Combinatorial Models in the Topological Classification of Singularities of Mappings

Abstract

The topological classification of finitely determined map germs \(f:(\mathbb R^n,0)\rightarrow (\mathbb R^p,0)\) is discrete (by a theorem due to R. Thom), hence we want to obtain combinatorial models which codify all the topological information of the map germ f. According to Fukuda’s work, the topology of such germs is determined by the link, which is obtained by taking the intersection of the image of f with a small enough sphere centered at the origin. If \(f^{-1}(0)=\{0\}\), then the link is a topologically stable map \(\gamma :S^{n-1}\rightarrow S^{p-1}\) (or stable if (n, p) are nice dimensions) and f is topologically equivalent to the cone of \(\gamma \). When \(f^{-1}(0)\ne \{0\}\), the situation is more complicated.
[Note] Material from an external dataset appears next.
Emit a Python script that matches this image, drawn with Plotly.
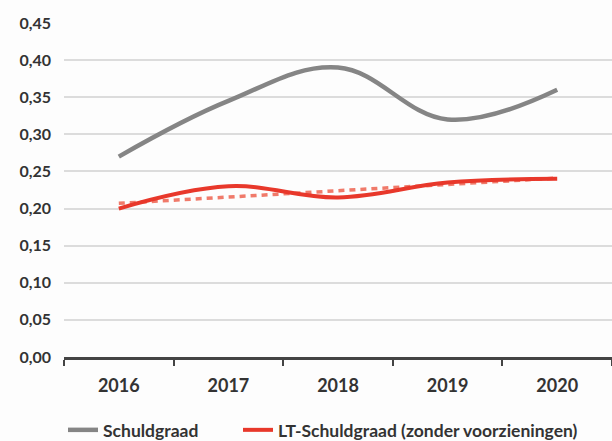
import numpy as np
import plotly.graph_objects as go

years = ["2016", "2017", "2018", "2019", "2020"]
schuldgraad = [0.27, 0.345, 0.39, 0.32, 0.36]
lt_schuldgraad = [0.20, 0.23, 0.215, 0.235, 0.24]
y_ticks = [0.00, 0.05, 0.10, 0.15, 0.20, 0.25, 0.30, 0.35, 0.40, 0.45]

# linear trend of the long-term debt ratio
idx = np.arange(len(years))
slope, intercept = np.polyfit(idx, lt_schuldgraad, 1)
lt_trend = list(intercept + slope * idx)

FONT = "Lato, Open Sans, sans-serif"
TXT = "#333333"
LEG_FONT = dict(size=17.5, family=FONT, color=TXT, weight="bold")

fig = go.Figure()
fig.add_trace(go.Scatter(
    x=years, y=schuldgraad, name="Schuldgraad", mode="lines", legend="legend",
    line=dict(color="#858585", width=4.5, shape="spline", smoothing=1.1),
))
fig.add_trace(go.Scatter(
    x=years, y=lt_trend, mode="lines", showlegend=False, hoverinfo="skip",
    line=dict(color="#f07a6a", width=3.5, dash="6px,5px"),
))
fig.add_trace(go.Scatter(
    x=years, y=lt_schuldgraad, name="LT-Schuldgraad (zonder voorzieningen)",
    mode="lines", legend="legend2",
    line=dict(color="#e8382b", width=4, shape="spline", smoothing=1.1),
))

fig.update_layout(
    width=612, height=441,
    margin=dict(l=64, r=0, t=23, b=84),
    paper_bgcolor="#fdfdfd", plot_bgcolor="#fdfdfd",
    separators=",.",
    font=dict(family=FONT, color=TXT),
    showlegend=True,
    legend=dict(
        orientation="h", xref="container", yref="container",
        x=63 / 612, y=0.025, xanchor="left", yanchor="middle",
        font=LEG_FONT, bgcolor="rgba(0,0,0,0)",
    ),
    legend2=dict(
        orientation="h", xref="container", yref="container",
        x=238 / 612, y=0.025, xanchor="left", yanchor="middle",
        font=LEG_FONT, bgcolor="rgba(0,0,0,0)",
    ),
    xaxis=dict(
        type="category", range=[-0.5, 4.5],
        showgrid=False, showline=True, linecolor="#444444", linewidth=2.5,
        ticks="outside", tickson="boundaries", ticklen=6, tickwidth=2,
        tickcolor="#444444",
        tickfont=dict(size=18, family=FONT, color=TXT, weight="bold"),
        ticklabelstandoff=11,
    ),
    yaxis=dict(
        range=[0, 0.45], tickvals=y_ticks, tickformat=".2f",
        showgrid=True, gridcolor="#dcdcdc", gridwidth=2,
        zeroline=False, showline=False, ticks="",
        tickfont=dict(size=16, family=FONT, color=TXT, weight="bold"),
        ticklabelstandoff=12,
    ),
)

fig.write_html("out.html")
The link is a topologically stable map \(\gamma :N\rightarrow S^{p-1}\), where N is a manifold with boundary of dimension \(n-1\). However, in this case, we have to consider a generalized version of the cone, so that f is again topologically equivalent to the cone of the link diagram. We analyze some particular cases in low dimensions, where the combinatorial models are provided by objects which are well known in Computational Geometry, for instance, the Gauss word or the Reeb graph.